## [WRITTEN TASK]
Return the material exactly, first line through the line containing "ctx.strokeRect(a.left, a.top, a.right", and nothing more. Pictures stay out.

## [DATASET CONTENT]
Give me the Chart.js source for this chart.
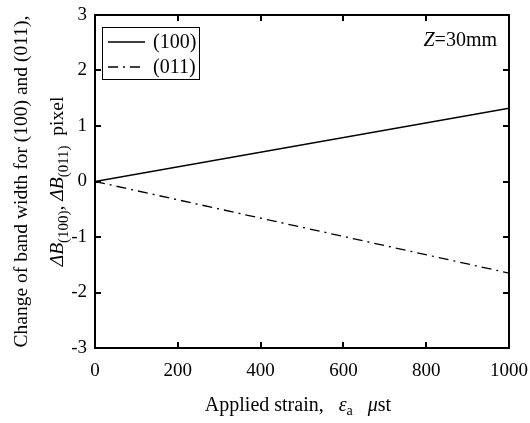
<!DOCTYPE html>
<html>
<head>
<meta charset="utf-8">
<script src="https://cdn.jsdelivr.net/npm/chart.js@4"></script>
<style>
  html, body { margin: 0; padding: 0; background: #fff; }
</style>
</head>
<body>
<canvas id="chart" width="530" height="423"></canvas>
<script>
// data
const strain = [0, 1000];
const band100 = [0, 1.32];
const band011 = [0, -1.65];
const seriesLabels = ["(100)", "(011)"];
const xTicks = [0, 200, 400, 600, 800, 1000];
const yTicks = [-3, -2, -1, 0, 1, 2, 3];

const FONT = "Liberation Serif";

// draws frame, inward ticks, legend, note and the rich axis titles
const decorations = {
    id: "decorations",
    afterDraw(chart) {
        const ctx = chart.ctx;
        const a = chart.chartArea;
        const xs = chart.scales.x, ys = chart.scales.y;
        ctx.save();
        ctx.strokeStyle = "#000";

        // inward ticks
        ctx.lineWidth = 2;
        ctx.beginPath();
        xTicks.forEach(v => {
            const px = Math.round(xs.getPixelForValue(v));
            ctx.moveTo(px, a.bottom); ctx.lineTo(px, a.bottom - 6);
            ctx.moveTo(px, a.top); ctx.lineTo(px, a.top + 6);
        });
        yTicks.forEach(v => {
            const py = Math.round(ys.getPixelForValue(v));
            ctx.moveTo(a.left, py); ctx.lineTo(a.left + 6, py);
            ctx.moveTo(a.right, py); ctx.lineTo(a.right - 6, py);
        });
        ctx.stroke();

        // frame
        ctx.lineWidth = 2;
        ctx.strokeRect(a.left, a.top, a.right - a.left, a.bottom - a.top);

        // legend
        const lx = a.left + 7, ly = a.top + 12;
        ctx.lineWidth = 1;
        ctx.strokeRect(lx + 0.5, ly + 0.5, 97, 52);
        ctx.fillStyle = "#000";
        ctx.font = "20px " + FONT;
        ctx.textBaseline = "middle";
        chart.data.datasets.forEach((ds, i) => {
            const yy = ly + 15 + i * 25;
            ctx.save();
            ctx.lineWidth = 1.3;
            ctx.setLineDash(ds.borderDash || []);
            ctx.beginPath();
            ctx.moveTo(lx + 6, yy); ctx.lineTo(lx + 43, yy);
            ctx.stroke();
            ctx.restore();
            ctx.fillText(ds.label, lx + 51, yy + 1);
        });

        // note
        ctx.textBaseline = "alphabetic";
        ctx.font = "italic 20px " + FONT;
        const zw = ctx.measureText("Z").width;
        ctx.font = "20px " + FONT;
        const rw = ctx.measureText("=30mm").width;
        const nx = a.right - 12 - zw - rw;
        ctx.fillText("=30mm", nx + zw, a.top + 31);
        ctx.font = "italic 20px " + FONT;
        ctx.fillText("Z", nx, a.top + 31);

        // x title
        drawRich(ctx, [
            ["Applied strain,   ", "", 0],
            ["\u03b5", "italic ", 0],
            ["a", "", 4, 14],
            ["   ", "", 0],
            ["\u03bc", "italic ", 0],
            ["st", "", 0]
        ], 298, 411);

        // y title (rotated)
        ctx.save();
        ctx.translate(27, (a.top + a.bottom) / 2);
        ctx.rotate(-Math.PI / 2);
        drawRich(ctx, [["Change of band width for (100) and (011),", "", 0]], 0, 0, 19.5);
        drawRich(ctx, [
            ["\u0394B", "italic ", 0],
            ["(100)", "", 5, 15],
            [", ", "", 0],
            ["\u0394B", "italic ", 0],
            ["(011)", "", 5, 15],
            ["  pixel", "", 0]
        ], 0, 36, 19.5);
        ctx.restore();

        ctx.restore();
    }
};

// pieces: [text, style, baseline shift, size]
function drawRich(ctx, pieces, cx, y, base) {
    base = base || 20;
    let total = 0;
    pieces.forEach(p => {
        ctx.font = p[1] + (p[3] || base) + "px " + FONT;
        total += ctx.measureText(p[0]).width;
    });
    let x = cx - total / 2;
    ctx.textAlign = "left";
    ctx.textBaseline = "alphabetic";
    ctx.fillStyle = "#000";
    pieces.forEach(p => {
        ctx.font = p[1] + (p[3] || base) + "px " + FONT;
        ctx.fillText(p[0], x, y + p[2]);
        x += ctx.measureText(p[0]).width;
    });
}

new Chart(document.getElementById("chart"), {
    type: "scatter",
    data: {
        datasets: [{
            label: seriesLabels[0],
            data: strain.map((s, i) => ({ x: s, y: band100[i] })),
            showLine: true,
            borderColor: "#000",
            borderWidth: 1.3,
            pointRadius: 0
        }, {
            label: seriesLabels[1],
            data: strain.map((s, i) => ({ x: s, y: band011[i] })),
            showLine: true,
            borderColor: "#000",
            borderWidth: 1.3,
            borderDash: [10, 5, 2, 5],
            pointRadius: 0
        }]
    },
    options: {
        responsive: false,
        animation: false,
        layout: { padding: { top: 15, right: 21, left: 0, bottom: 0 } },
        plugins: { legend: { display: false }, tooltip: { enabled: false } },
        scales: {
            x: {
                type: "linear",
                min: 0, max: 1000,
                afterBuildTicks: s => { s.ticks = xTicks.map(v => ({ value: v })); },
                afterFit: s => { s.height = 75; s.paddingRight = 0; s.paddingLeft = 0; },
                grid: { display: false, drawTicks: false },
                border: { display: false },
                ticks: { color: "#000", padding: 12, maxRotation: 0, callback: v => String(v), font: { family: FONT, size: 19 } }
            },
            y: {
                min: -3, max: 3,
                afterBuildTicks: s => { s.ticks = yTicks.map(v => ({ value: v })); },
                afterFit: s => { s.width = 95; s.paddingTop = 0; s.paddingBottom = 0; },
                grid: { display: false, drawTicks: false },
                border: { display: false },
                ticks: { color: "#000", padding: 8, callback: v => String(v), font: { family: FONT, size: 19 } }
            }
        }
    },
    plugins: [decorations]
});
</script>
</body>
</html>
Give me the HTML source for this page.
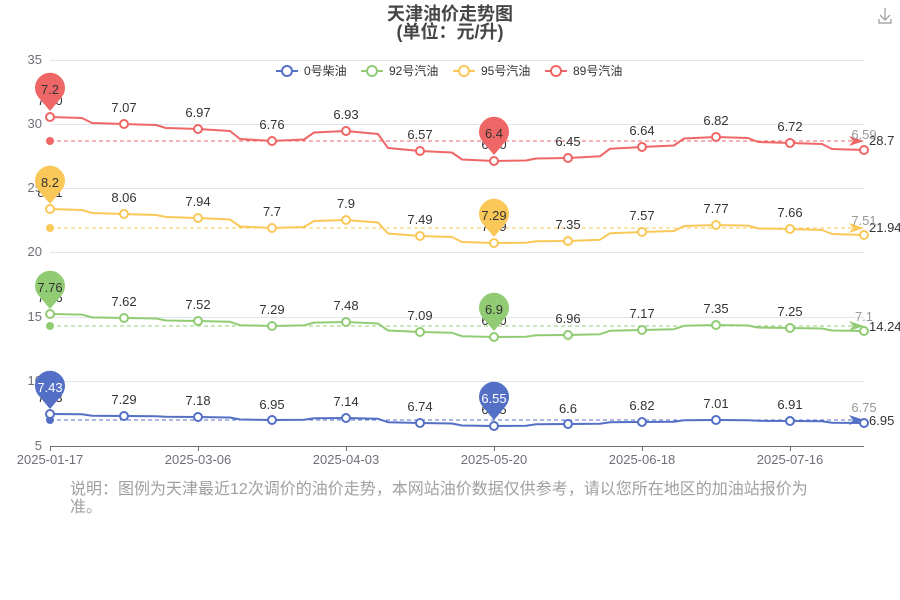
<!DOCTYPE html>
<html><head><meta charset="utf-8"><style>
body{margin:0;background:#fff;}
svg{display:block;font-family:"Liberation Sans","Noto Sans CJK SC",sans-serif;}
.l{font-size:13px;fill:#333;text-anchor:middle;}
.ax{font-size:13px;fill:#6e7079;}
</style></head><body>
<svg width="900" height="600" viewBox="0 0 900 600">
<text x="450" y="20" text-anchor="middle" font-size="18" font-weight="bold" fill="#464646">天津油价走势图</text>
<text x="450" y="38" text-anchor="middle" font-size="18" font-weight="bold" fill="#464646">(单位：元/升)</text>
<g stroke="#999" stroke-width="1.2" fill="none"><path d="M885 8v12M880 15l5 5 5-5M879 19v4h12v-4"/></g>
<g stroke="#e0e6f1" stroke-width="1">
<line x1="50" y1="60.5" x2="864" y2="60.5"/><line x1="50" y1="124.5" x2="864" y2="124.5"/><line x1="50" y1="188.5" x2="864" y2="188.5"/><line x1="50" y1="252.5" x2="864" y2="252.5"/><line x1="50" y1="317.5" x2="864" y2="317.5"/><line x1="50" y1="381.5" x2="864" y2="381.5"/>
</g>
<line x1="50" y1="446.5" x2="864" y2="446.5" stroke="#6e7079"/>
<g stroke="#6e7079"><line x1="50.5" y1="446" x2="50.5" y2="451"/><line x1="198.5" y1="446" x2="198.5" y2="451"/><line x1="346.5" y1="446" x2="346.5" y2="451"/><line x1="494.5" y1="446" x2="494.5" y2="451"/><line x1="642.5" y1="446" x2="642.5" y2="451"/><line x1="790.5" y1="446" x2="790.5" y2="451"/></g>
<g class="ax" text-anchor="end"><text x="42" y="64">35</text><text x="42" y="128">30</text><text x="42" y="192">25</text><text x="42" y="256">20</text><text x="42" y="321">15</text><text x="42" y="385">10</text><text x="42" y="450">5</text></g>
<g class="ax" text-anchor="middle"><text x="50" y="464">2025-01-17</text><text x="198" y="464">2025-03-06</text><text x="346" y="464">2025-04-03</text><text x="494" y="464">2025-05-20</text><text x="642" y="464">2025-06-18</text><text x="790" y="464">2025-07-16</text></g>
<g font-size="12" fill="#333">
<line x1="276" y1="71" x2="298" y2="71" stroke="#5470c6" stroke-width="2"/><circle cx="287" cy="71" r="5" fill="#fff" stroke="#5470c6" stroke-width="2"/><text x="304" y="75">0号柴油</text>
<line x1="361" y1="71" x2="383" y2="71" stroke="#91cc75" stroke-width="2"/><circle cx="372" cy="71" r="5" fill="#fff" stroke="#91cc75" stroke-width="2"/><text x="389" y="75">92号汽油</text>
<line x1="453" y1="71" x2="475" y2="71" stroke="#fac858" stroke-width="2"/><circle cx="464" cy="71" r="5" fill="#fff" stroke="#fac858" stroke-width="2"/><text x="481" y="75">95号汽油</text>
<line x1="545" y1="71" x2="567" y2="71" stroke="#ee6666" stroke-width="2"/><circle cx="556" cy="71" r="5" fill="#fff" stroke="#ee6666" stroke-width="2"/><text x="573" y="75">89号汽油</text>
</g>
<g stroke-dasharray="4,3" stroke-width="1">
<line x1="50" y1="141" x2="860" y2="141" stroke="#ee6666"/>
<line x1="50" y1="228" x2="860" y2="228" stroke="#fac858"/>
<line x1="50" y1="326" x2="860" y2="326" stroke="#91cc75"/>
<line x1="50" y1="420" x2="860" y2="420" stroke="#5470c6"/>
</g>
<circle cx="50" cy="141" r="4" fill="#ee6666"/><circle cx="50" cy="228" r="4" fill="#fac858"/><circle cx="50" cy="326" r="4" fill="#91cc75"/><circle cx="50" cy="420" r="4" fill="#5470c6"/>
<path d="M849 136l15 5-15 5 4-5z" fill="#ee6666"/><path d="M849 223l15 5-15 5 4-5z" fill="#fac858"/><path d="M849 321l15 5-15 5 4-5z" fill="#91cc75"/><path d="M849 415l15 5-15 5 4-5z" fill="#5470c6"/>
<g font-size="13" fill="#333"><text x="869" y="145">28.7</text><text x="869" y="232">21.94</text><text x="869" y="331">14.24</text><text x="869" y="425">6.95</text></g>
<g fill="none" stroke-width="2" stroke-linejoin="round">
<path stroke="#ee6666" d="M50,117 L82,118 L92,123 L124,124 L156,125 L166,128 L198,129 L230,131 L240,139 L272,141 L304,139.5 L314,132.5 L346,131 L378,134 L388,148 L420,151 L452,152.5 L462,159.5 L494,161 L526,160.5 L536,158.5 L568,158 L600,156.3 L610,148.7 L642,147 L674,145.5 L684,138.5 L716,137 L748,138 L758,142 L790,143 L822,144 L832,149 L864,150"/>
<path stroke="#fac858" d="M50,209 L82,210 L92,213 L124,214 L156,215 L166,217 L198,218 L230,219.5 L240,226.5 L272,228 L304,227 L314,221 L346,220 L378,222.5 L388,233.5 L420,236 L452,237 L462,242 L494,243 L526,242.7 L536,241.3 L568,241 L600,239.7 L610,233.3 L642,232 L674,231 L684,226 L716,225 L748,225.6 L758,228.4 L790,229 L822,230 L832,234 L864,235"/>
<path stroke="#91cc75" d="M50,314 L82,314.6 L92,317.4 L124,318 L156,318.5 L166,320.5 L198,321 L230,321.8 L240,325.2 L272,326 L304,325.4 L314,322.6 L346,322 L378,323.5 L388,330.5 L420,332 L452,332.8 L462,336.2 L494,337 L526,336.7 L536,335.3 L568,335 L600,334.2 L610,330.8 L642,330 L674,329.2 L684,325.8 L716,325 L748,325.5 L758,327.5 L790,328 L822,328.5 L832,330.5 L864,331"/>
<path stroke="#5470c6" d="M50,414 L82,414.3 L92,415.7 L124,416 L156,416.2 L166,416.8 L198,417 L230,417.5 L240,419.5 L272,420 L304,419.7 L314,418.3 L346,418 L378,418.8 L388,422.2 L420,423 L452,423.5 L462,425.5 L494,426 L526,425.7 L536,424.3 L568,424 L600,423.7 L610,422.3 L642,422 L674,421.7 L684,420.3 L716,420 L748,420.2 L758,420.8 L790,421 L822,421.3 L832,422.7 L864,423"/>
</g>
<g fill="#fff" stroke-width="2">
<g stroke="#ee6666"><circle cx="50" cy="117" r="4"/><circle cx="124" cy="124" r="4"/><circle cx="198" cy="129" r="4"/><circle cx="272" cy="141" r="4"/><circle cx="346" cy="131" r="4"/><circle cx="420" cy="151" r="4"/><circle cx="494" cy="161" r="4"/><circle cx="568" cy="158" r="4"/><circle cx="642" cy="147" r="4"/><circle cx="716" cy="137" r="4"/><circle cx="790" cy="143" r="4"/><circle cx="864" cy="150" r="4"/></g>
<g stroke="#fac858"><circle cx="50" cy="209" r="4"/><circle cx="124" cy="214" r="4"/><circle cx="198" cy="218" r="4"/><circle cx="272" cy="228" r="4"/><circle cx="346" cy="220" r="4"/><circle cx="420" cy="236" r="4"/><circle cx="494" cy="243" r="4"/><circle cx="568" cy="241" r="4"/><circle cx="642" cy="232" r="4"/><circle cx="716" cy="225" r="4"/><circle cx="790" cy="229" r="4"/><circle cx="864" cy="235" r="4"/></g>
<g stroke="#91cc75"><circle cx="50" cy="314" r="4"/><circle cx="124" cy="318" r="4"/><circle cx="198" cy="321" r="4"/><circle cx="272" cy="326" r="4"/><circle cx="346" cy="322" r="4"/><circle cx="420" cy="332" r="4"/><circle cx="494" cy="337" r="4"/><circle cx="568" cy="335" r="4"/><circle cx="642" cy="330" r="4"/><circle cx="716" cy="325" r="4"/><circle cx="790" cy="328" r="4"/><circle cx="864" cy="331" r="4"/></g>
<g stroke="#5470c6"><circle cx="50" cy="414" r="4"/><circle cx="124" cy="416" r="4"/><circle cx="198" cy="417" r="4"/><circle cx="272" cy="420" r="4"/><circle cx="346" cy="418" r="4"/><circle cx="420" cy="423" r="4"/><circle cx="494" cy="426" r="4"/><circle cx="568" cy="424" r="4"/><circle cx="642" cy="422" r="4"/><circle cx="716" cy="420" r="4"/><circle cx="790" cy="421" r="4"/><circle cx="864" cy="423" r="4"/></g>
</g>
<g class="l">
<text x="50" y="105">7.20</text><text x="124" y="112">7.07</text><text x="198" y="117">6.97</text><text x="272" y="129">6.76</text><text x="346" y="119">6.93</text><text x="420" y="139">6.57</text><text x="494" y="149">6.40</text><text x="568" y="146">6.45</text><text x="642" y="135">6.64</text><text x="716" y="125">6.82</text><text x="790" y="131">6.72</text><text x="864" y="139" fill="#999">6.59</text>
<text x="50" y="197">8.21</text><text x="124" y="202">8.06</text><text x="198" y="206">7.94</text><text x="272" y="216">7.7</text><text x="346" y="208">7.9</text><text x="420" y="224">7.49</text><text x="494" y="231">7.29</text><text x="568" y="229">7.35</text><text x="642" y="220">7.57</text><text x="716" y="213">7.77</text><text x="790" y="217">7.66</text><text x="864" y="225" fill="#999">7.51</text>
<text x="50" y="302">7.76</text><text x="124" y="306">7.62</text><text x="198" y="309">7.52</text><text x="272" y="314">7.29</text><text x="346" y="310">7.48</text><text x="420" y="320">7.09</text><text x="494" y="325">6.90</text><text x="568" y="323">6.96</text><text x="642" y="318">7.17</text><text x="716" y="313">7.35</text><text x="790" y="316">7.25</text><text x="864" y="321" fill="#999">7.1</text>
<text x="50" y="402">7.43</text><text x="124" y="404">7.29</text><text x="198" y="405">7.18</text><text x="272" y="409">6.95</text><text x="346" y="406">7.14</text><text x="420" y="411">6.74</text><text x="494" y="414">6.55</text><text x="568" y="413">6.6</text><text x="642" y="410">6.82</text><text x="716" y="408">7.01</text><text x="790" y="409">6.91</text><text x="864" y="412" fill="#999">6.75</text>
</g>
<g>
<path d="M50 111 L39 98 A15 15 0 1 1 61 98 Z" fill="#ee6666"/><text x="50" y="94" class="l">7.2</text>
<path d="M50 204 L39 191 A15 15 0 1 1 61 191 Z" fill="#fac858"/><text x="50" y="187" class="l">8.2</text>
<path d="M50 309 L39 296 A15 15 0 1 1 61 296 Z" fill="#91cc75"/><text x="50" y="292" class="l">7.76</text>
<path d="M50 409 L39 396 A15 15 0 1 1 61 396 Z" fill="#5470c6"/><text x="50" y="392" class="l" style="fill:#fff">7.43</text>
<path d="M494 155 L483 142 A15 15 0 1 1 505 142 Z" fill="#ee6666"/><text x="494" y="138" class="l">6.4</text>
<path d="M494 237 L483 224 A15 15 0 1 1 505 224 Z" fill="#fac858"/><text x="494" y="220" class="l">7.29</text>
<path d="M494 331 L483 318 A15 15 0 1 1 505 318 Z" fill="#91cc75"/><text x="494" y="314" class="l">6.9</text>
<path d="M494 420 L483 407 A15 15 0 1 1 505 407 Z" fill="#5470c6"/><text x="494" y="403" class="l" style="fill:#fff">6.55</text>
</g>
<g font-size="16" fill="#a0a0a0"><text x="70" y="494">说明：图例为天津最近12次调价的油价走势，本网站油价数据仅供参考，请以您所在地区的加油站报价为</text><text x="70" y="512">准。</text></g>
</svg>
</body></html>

## [EXERCISE ANSWER]
Give me the Chart.js source for this chart.
<!DOCTYPE html>
<html>
<head>
<meta charset="utf-8">
<script src="https://cdn.jsdelivr.net/npm/chart.js@4"></script>
<style>
  html, body { margin: 0; padding: 0; background: #fff; }
</style>
</head>
<body>
<canvas id="chart" width="530" height="423"></canvas>
<script>
// data
const strain = [0, 1000];
const band100 = [0, 1.32];
const band011 = [0, -1.65];
const seriesLabels = ["(100)", "(011)"];
const xTicks = [0, 200, 400, 600, 800, 1000];
const yTicks = [-3, -2, -1, 0, 1, 2, 3];

const FONT = "Liberation Serif";

// draws frame, inward ticks, legend, note and the rich axis titles
const decorations = {
    id: "decorations",
    afterDraw(chart) {
        const ctx = chart.ctx;
        const a = chart.chartArea;
        const xs = chart.scales.x, ys = chart.scales.y;
        ctx.save();
        ctx.strokeStyle = "#000";

        // inward ticks
        ctx.lineWidth = 2;
        ctx.beginPath();
        xTicks.forEach(v => {
            const px = Math.round(xs.getPixelForValue(v));
            ctx.moveTo(px, a.bottom); ctx.lineTo(px, a.bottom - 6);
            ctx.moveTo(px, a.top); ctx.lineTo(px, a.top + 6);
        });
        yTicks.forEach(v => {
            const py = Math.round(ys.getPixelForValue(v));
            ctx.moveTo(a.left, py); ctx.lineTo(a.left + 6, py);
            ctx.moveTo(a.right, py); ctx.lineTo(a.right - 6, py);
        });
        ctx.stroke();

        // frame
        ctx.lineWidth = 2;
        ctx.strokeRect(a.left, a.top, a.right - a.left, a.bottom - a.top);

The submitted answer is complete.